The automotive research firm forecasts that there will be nearly 21 million vehicles with some degree of autonomy sold globally in 2035 alone. This is a much higher estimate than IHS has made previously, and they cite the research and development by companies both inside and outside of the automotive industry.
IHS is projecting that in the 19 years leading up to 2035, there will be nearly 76 million autonomous vehicles sold.
“Global sales of autonomous vehicles will reach nearly 600,000 units in 2025,” Egil Juliussen, Ph.D. and director of research at IHS Automotive, said in a news release.
“Our new forecast reflects a 43% compound annual growth rate between 2025 & 2035 – a decade of substantial growth, as driverless and self-driving cars alike are more widely adopted in all key global automotive markets.”
The firm also predicts that the United States will be the earliest adopters of autonomous vehicles, especially as ride sharing and car sharing programs gain popularity in the country. Japan could be another site for investment into the industry as they prepare for the 2020 Summer Olympics in Tokyo, when autonomous vehicles will likely be on the market worldwide.

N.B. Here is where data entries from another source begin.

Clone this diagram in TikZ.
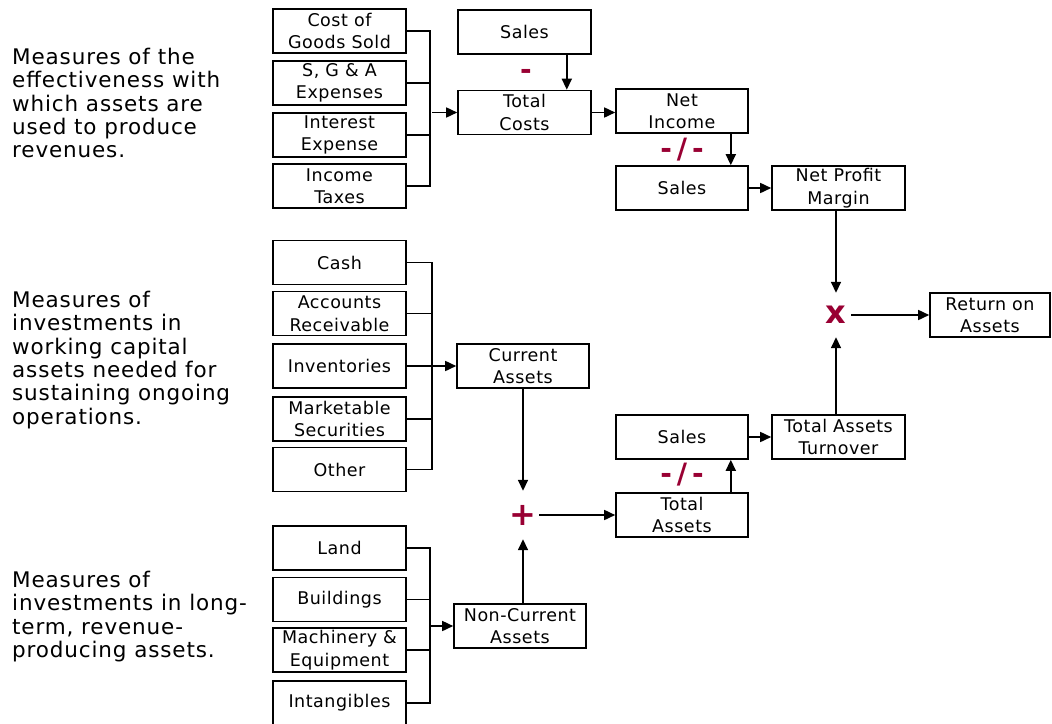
\documentclass[tikz,border=0pt]{standalone}
\usepackage{fontspec}
\setmainfont{DejaVu Sans}
\newfontfamily\boxfont[LetterSpace=3]{DejaVu Sans}
\newfontfamily\sidefont[LetterSpace=4]{DejaVu Sans}
\usetikzlibrary{arrows.meta,calc}
\definecolor{symred}{RGB}{153,0,51}
\begin{document}
\begin{tikzpicture}[x=1pt,y=-1pt,
  box/.style={draw=black, line width=1.6pt, fill=white, minimum width=133pt, minimum height=44pt, inner sep=0pt, align=center, font=\boxfont\fontsize{17.5}{22.5}\selectfont},
  conn/.style={line width=1.6pt},
  arr/.style={conn, -{Triangle[length=11pt,width=10pt]}},
  sym/.style={text=symred, font=\fontsize{28}{28}\selectfont\bfseries, inner sep=0pt},
  bigsym/.style={sym, font=\fontsize{32}{32}\selectfont\bfseries},
  side/.style={anchor=north west, align=left, font=\sidefont\fontsize{21.5}{23.3}\selectfont, inner sep=0pt}]
\useasboundingbox (0,0) rectangle (1052,723);
\clip (0,0) rectangle (1052,723);
\fill[white] (0,0) rectangle (1052,723);

% side texts
\node[side] (t1) at (12,48) {Measures of the\\effectiveness with\\which assets are\\used to produce\\revenues.};
\node[side] (t2) at (12,291) {Measures of\\investments in\\working capital\\assets needed for\\sustaining ongoing\\operations.};
\node[side] (t3) at (12,571) {Measures of\\investments in long-\\term, revenue-\\producing assets.};

% boxes
\node[box] (cogs) at (339.5,31) {Cost of\\Goods Sold};
\node[box] (sga) at (339.5,83) {S, G \& A\\Expenses};
\node[box] (intexp) at (339.5,135) {Interest\\Expense};
\node[box] (tax) at (339.5,186) {Income\\Taxes};
\node[box] (salesA) at (524.5,32) {Sales};
\node[box] (tcost) at (524.5,112.5) {Total\\Costs};
\node[box, minimum width=132pt] (netinc) at (682,111) {Net\\Income};
\node[box, minimum width=132pt] (salesB) at (682,188) {Sales};
\node[box] (npm) at (838.5,188) {Net Profit\\Margin};
\node[box, minimum width=120pt] (roa) at (990,315) {Return on\\Assets};
\node[box] (cash) at (339.5,262.5) {Cash};
\node[box] (ar) at (339.5,313.5) {Accounts\\Receivable};
\node[box] (inv) at (339.5,366) {Inventories};
\node[box] (mkt) at (339.5,419) {Marketable\\Securities};
\node[box] (other) at (339.5,469.5) {Other};
\node[box, minimum width=132pt] (cura) at (523,366) {Current\\Assets};
\node[box, minimum width=132pt] (salesC) at (682,437) {Sales};
\node[box] (tat) at (838.5,437) {Total Assets\\Turnover};
\node[box, minimum width=132pt] (ta) at (682,515) {Total\\Assets};
\node[box] (land) at (339.5,548) {Land};
\node[box] (bldg) at (339.5,599.5) {Buildings};
\node[box] (mach) at (339.5,650) {Machinery \&\\Equipment};
\node[box] (intang) at (339.5,703) {Intangibles};
\node[box, minimum width=132pt] (nca) at (520,626) {Non-Current\\Assets};

% operator symbols
\node[sym] (minus) at (526,74) {-};
\node[sym] (divA) at (682,150) {-\kern5pt/\kern5pt-};
\node[bigsym, minimum width=30pt, minimum height=44pt] (times) at (836,315) {x};
\node[bigsym, minimum width=32pt, minimum height=48pt] (plus) at (523,515) {+};
\node[sym] (divB) at (682,475) {-\kern5pt/\kern5pt-};

% top group
\coordinate (b1) at (430,112.5);
\draw[conn] (cogs.east) -| (b1) |- (tax.east);
\draw[conn] (sga.east) -- (sga.east -| b1);
\draw[conn] (intexp.east) -- (intexp.east -| b1);
\draw[arr] ([xshift=2pt]b1) -- (tcost.west);
\draw[arr] ([xshift=-25pt]salesA.south east) -- ([xshift=-25pt]tcost.north east);
\draw[arr] (tcost.east) -- (tcost.east -| netinc.west);
\draw[arr] ([xshift=-18pt]netinc.south east) -- ([xshift=-18pt]salesB.north east);
\draw[arr] (salesB.east) -- (npm.west);
\draw[arr] (npm.south -| times.north) -- (times.north);
\draw[arr] (times.east) -- (roa.west);
\draw[arr] (tat.north -| times.south) -- (times.south);

% current assets group
\coordinate (b2) at (432,366);
\draw[conn] (cash.east) -| (b2) |- (other.east);
\draw[conn] (ar.east) -- (ar.east -| b2);
\draw[conn] (mkt.east) -- (mkt.east -| b2);
\draw[arr] (inv.east) -- (cura.west);
\draw[arr] (cura.south -| plus.north) -- (plus.north);
\draw[arr] (nca.north -| plus.south) -- (plus.south);
\draw[arr] (plus.east) -- (ta.west);
\draw[arr] ([xshift=-18pt]ta.north east) -- ([xshift=-18pt]salesC.south east);
\draw[arr] (salesC.east) -- (tat.west);

% non-current group
\coordinate (b3) at (430,626);
\draw[conn] (land.east) -| (b3) |- (intang.east);
\draw[conn] (bldg.east) -- (bldg.east -| b3);
\draw[conn] (mach.east) -- (mach.east -| b3);
\draw[arr] (b3) -- (nca.west);
\end{tikzpicture}
\end{document}
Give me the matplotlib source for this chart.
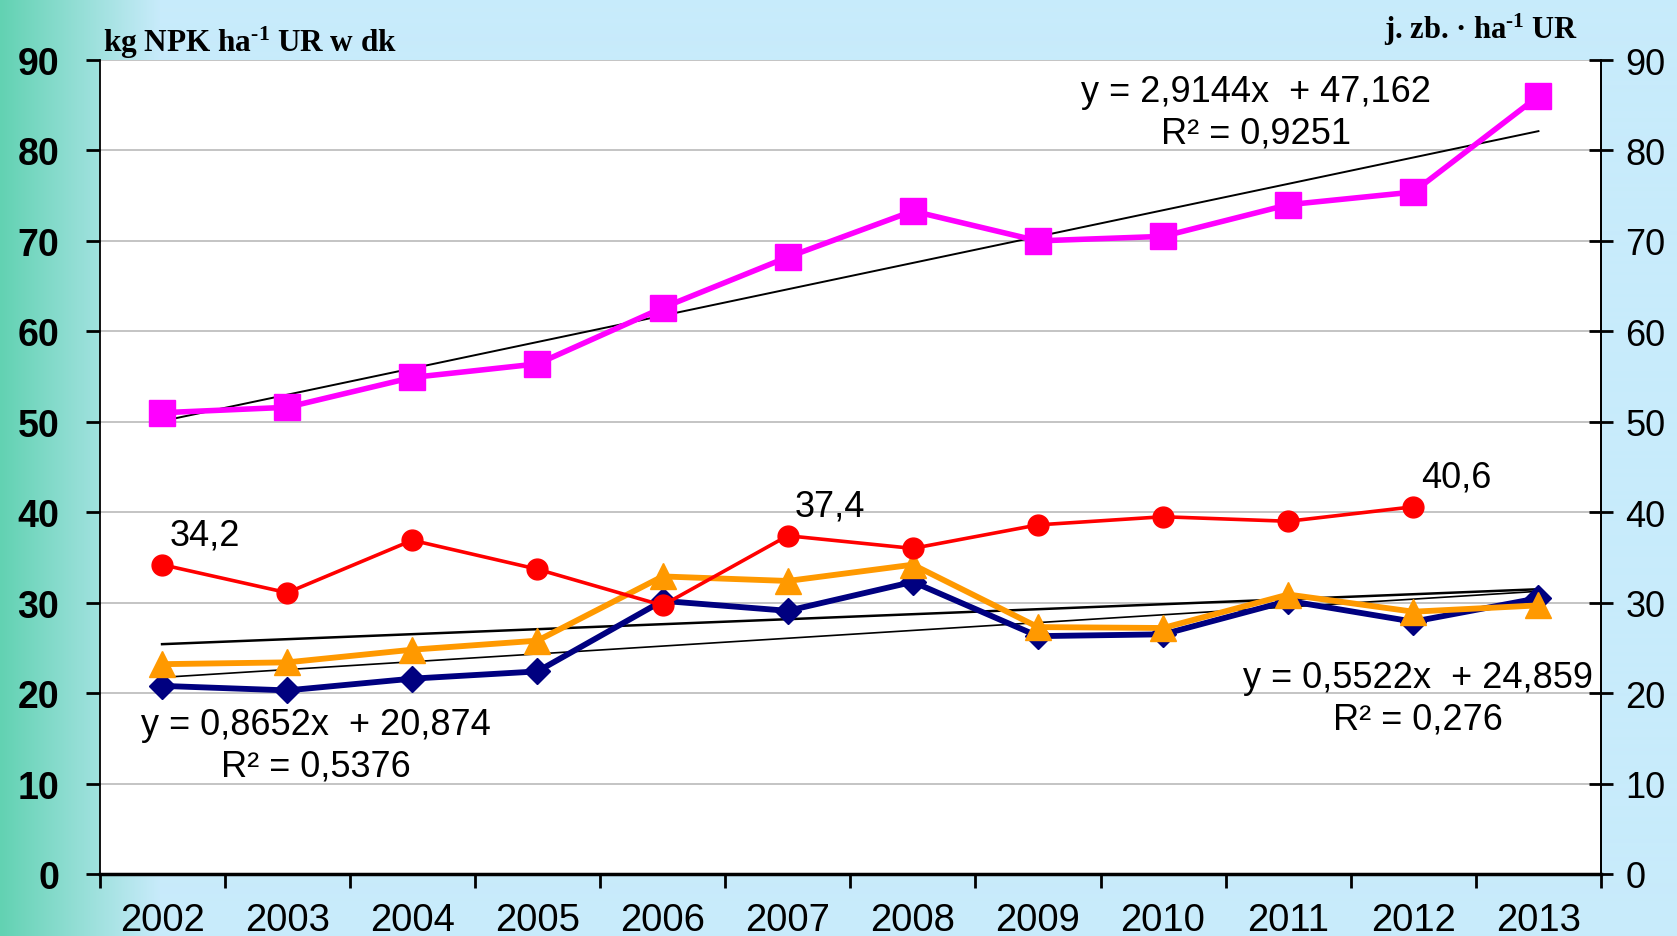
import numpy as np
import matplotlib
matplotlib.use("Agg")
import matplotlib.pyplot as plt
from matplotlib.colors import LinearSegmentedColormap
from matplotlib.ticker import FixedLocator, NullFormatter

plt.rcParams['mathtext.fontset'] = 'custom'
plt.rcParams['mathtext.rm'] = 'Liberation Serif:bold'
plt.rcParams['mathtext.bf'] = 'Liberation Serif:bold'
plt.rcParams['mathtext.it'] = 'Liberation Serif:bold'

years = ['2002', '2003', '2004', '2005', '2006', '2007', '2008', '2009', '2010', '2011', '2012', '2013']
magenta_vals = [51.0, 51.6, 54.9, 56.4, 62.6, 68.2, 73.3, 70.0, 70.5, 74.0, 75.4, 86.0]
red_vals = [34.2, 31.1, 36.9, 33.7, 29.7, 37.4, 36.0, 38.6, 39.5, 39.0, 40.6, np.nan]
navy_vals = [20.8, 20.3, 21.6, 22.4, 30.2, 29.1, 32.3, 26.3, 26.5, 30.2, 27.9, 30.5]
orange_vals = [23.2, 23.4, 24.8, 25.8, 32.9, 32.4, 34.2, 27.3, 27.2, 30.9, 29.0, 29.7]

# trendline coefficients (slope, intercept), x = 1..12
trend_magenta = (2.9144, 47.162)
trend_navy = (0.8652, 20.874)
trend_orange = (0.5522, 24.859)

red_labels = {0: '34,2', 5: '37,4', 10: '40,6'}

W, H = 1677, 937
fig = plt.figure(figsize=(W / 100, H / 100), dpi=100)

# background gradient
bg = fig.add_axes([0, 0, 1, 1], zorder=-10)
bg.axis('off')
cmap = LinearSegmentedColormap.from_list('bg', ['#62D2B2', '#C8EBFB'])
grad = np.clip(np.linspace(0, W, W) / 160.0, 0, 1)
bg.imshow(grad[np.newaxis, :], aspect='auto', cmap=cmap, extent=[0, 1, 0, 1])
bg.set_xlim(0, 1)
bg.set_ylim(0, 1)

ax = fig.add_axes([99.5 / W, 1 - 875 / H, (1601 - 99.5) / W, (875 - 61) / H])
ax.set_facecolor('white')
x = np.arange(len(years))
ax.set_xlim(-0.5, len(years) - 0.5)
ax.set_ylim(0, 90)

ax.set_yticks(np.arange(0, 91, 10))
ax.yaxis.grid(True, color='#BFBFBF', linewidth=1.3)
ax.set_axisbelow(True)

# trendlines
xt = np.array([x[0], x[-1]], dtype=float)
for (m, b), lw in [(trend_magenta, 1.4), (trend_navy, 1.2), (trend_orange, 1.8)]:
    ax.plot(xt, m * (xt + 1) + b, color='black', linewidth=lw, zorder=3)

ax.plot(x, navy_vals, color='#000080', linewidth=4.2, marker='D', markersize=13, zorder=4)
ax.plot(x, orange_vals, color='#FF9900', linewidth=4.2, marker='^', markersize=19, zorder=5)
ax.plot(x, red_vals, color='#FF0000', linewidth=2.6, marker='o', markersize=15, zorder=6)
ax.plot(x, magenta_vals, color='#FF00FF', linewidth=4, marker='s', markersize=19, zorder=7)

tfont = dict(family='Liberation Sans', fontsize=26)
for i, lab in red_labels.items():
    ax.text(x[i] + 0.34, red_vals[i] + 3.3, lab, ha='center', va='center', **tfont)

ax.text(8.74, 84.2, 'y = 2,9144x  + 47,162\nR² = 0,9251', ha='center', va='center',
        linespacing=1.25, **tfont)
ax.text(1.23, 14.2, 'y = 0,8652x  + 20,874\nR² = 0,5376', ha='center', va='center',
        linespacing=1.25, **tfont)
ax.text(10.04, 19.4, 'y = 0,5522x  + 24,859\nR² = 0,276', ha='center', va='center',
        linespacing=1.25, **tfont)

# axes styling
ax.spines['top'].set_visible(False)
ax.spines['left'].set_linewidth(1.3)
ax.spines['right'].set_linewidth(1.3)
ax.spines['bottom'].set_linewidth(2.5)

ax.set_xticks(x)
ax.set_xticklabels(years, family='Liberation Sans', fontsize=27.5)
ax.tick_params(axis='x', which='major', length=0, pad=20)
ax.xaxis.set_minor_locator(FixedLocator(np.arange(-0.5, len(years) + 0.5, 1)))
ax.xaxis.set_minor_formatter(NullFormatter())
ax.tick_params(axis='x', which='minor', length=10, width=2, direction='out')

ax.tick_params(axis='y', which='major', length=10, width=2, direction='out', pad=19)
for lab in ax.get_yticklabels():
    lab.set_family('Liberation Sans')
    lab.set_fontsize(27)
    lab.set_fontweight('bold')

ax2 = ax.twinx()
ax2.set_ylim(0, 90)
ax2.set_yticks(np.arange(0, 91, 10))
ax2.tick_params(axis='y', length=17, width=2, direction='inout', pad=9)
for lab in ax2.get_yticklabels():
    lab.set_family('Liberation Sans')
    lab.set_fontsize(26)
for s in ['top', 'left', 'bottom']:
    ax2.spines[s].set_visible(False)
ax2.spines['right'].set_linewidth(1.3)

fig.text(103 / W, 1 - 43 / H, r'kg NPK ha$^{\text{-}1}$ UR w dk', family='Liberation Serif',
         fontweight='bold', fontsize=22.5, ha='left', va='center')
fig.text(1578 / W, 1 - 30 / H, r'j. zb. · ha$^{\text{-}1}$ UR', family='Liberation Serif',
         fontweight='bold', fontsize=22, ha='right', va='center')

fig.savefig('out.png', dpi=100)
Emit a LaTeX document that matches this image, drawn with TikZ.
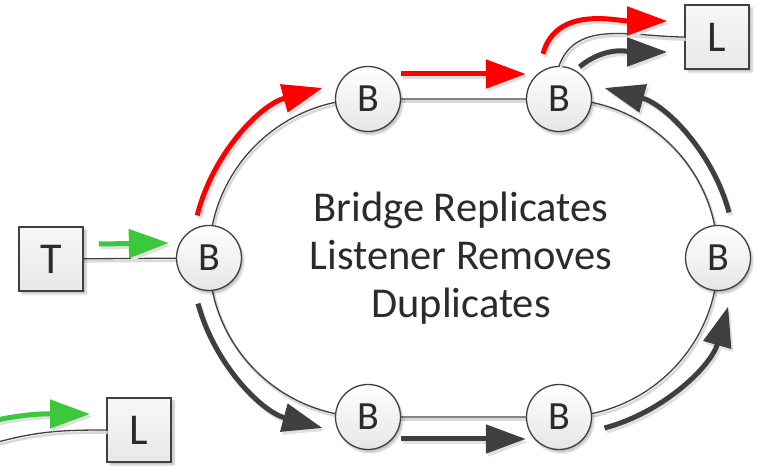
\documentclass[tikz,border=0pt]{standalone}
\usepackage{fontspec}
\setmainfont{Carlito}
\usetikzlibrary{arrows.meta,backgrounds,shadows.blur}

\definecolor{ink}{HTML}{404040}
\definecolor{txt}{HTML}{2B2B2B}
\definecolor{flowred}{HTML}{FF0000}
\definecolor{flowgreen}{HTML}{3CC83C}
\definecolor{flowdark}{HTML}{3F3F3F}

\begin{document}
\begin{tikzpicture}[x=1pt,y=1pt,
  bridge/.style={circle, draw=ink, line width=1.3pt, minimum size=65pt, inner sep=0pt,
    top color=white, bottom color=black!10, text=txt,
    font=\fontsize{40}{40}\selectfont,
    blur shadow={shadow xshift=2pt, shadow yshift=-3pt, shadow opacity=25, shadow blur steps=6}},
  endbox/.style={rectangle, draw=ink, line width=1.6pt, minimum size=64pt, inner sep=0pt,
    top color=black!3, bottom color=black!9, text=txt,
    font=\fontsize{44}{44}\selectfont,
    blur shadow={shadow xshift=3pt, shadow yshift=-3pt, shadow opacity=25, shadow blur steps=6}},
  link/.style={draw=ink, line width=1.3pt,
    preaction={draw=black!15, line width=2.6pt, transform canvas={shift={(1.5pt,-2.5pt)}}}},
  flow/.style={line width=5pt, -{Triangle[length=40pt,width=28pt]},
    preaction={draw=black!12, line width=5pt, -{Triangle[length=40pt,width=28pt]},
      transform canvas={shift={(2pt,-3pt)}}}},
]
\useasboundingbox (0,0) rectangle (757,470);

% centres of the two half-circles of the ring
\coordinate (cl) at (368,212);
\coordinate (cr) at (559,212);

% bridges round the ring
\node[bridge] (LB) at (209,212) {B};
\node[bridge] (B1) at (368,371) {B};
\node[bridge] (B2) at (559,371) {B};
\node[bridge] (RB) at (718,212) {B};
\node[bridge] (B3) at (368,53) {B};
\node[bridge] (B4) at (559,53) {B};

% talker and listeners
\node[endbox] (T) at (51,211) {T};
\node[endbox] (Ltop) at (717,433) {L};
\node[endbox] (Lbot) at (139,40) {L};

\node[font=\fontsize{42.5}{48}\selectfont, align=center, text=txt] (msg) at (461,212)
  {Bridge Replicates\\Listener Removes\\Duplicates};

% ring links
\begin{scope}[on background layer]
  \draw[link] (T.center) -- (LB.center);
  \draw[link] (LB.center) to[out=90,in=180] (B1.center) -- (B2.center)
    to[out=0,in=90] (RB.center) to[out=-90,in=0] (B4.center) -- (B3.center)
    to[out=180,in=-90] (LB.center);
\end{scope}
\draw[link] (B2.north) to[out=70,in=180] (Ltop.west);
\coordinate (wl) at (-2,28);
\draw[link] (wl) to[out=15,in=180] (Lbot.west);

% frame flows
\draw[flow, draw=flowgreen] ([shift={(15,15)}]T.east) -- ([shift={(-7,15)}]LB.west);
\draw[flow, draw=flowred] ([shift={(166:176)}]cl) arc[start angle=166, end angle=105, radius=176];
\draw[flow, draw=flowred] ([yshift=25]B1.east) -- ([yshift=25]B2.west);
\draw[flow, draw=flowred] ([shift={(-16,12)}]B2.north) to[out=75,in=180] ([shift={(-17,16)}]Ltop.west);
\draw[flow, draw=flowdark] ([shift={(3,4)}]B2.58) to[out=40,in=180] ([shift={(-17,-15)}]Ltop.west);
\draw[flow, draw=flowdark] ([shift={(15:176)}]cr) arc[start angle=15, end angle=75, radius=176];
\draw[flow, draw=flowdark] ([shift={(-75:176)}]cr) arc[start angle=-75, end angle=-16, radius=176];
\draw[flow, draw=flowdark] ([yshift=-22]B3.east) -- ([yshift=-22]B4.west);
\draw[flow, draw=flowdark] ([shift={(195:176)}]cl) arc[start angle=195, end angle=255, radius=176];
\coordinate (wg) at (-3,50);
\draw[flow, draw=flowgreen] (wg) to[out=12,in=180] (90,56);
\end{tikzpicture}
\end{document}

IHS has taken in all sorts of research before making this prediction. They cite “discussions and initiatives among [automotive] OEMs and their suppliers, between OEMs and ridesharing companies, technology company initiatives and increased investment in autonomy and mobility by other entities as well.”
While the United States will most likely adopt the technology first, with more than 4 million autonomous vehicles projected to be sold in 2035, IHS expects China to be a dominant region for these vehicles.
As the single largest market for technology, China will have a projected 5.7 million autonomous vehicle sales in 2035, IHS predicts.
“Future mobility will connect and combine many different modes and technologies, and autonomous vehicles will play a central role,” said Jeremy Carlson, principal analyst at IHS Automotive.
“IHS expects entirely new vehicle segments to be created, in addition to traditional vehicles adding autonomous capabilities.
Consumers gain new choices in personal mobility to complement mass transit, and these new choices will increasingly use
battery electric and other efficient means of propulsion.”